Aujourd’hui, 1er octobre, se déroulent deux types de célébrations: celles de la bourgeoisie et celles du prolétariat. Même si la nôtre est plutôt humble, il faut en être fier. Il n’y a pas de mal à brandir le «petit livre rouge» – pourquoi pas? –, même si cela reste seulement symbolique. Mais ce qu’il faut surtout faire, on l’a dit, c’est d’appliquer tous ces acquis. Le mouvement révolutionnaire international semble plus faible aujourd’hui, en apparence du moins, que ce qu’il était dans les années 1960 et 1970. Mais là où il se développe présentement, c’est justement là où le maoïsme est appliqué. On le voit très bien au Pérou, aux Philippines, en Inde, au Népal, au Bangladesh, en Turquie, où se développe avec de plus en plus de force la guerre populaire.
La vérité, c’est qu’armé du maoïsme, le mouvement révolutionnaire est maintenant plus fort qu’il ne l’a jamais été. Il est certes encore en période de réorganisation, mais c’est lui qui est porteur d’espoir pour l’avenir, pendant que le vieux révisionnisme achève de capituler.

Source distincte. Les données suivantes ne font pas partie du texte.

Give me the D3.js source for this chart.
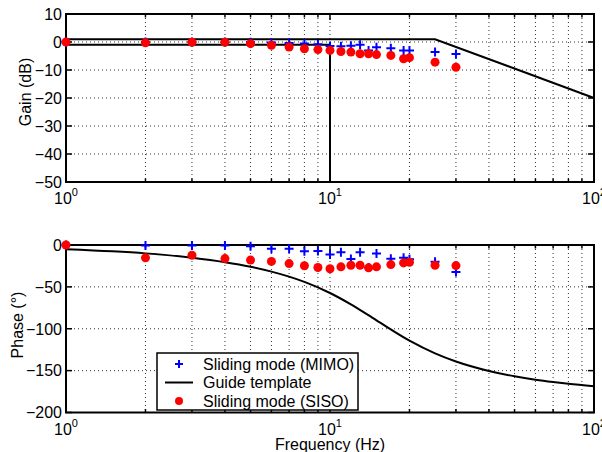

Dans les prochaines semaines et les prochains mois, notre organisation lancera une grande discussion au sein du prolétariat canadien sur ce que nous appelons «les bases urbaines du maoïsme», c.-à-d. comment le maoïsme s’applique dans un pays impérialiste, afin de définir quelle est la voie de la révolution au Canada. Des textes circuleront, des débats seront organisés un peu partout, dans les grandes villes, dans les milieux prolétariens, et dans le plus grand nombre de langues possible. Nous vous appelons à vous joindre à cette discussion, à l’organiser dans votre milieu, à y participer en grand nombre. Une discussion que nous souhaitons vivante et ouverte, à l’image du maoïsme lui-même, et qui nous permettra d’entreprendre le nouveau millénaire le plus rapidement possible avec un programme pour la révolution au Canada et avec une nouvelle organisation d’avant-garde pour la diriger. C’est à cette tâche, aujourd’hui, que nous vous convions. ✰
Vive le 50e anniversaire de la révolution chinoise!
Gloire éternelle au marxisme, au léninisme et maoïsme!
Vive la lutte révolutionnaire passée, présente et surtout à venir!
Le 1er octobre 1999
1 Sauf indication contraire, les citations de Mao sont extraites des deux tomes de l’Histoire de la révolution culturelle prolétarienne en Chine de Jean Daubier, publiés chez Maspero.
2 Sur toute la période de allant de 1973 à 1976, on peut lire l’article intitulé «Comment les révisionnistes ont renversé la ligne de Mao», ainsi que le fameux texte de Zhang Chunqiao, De la dictature intégrale sur la bourgeoisie (qu’on peut considérer aujourd’hui comme étant un classique du marxisme-léninisme), tous deux publiés dans SOCIALISME MAINTENANT! n° 1, printemps 1997.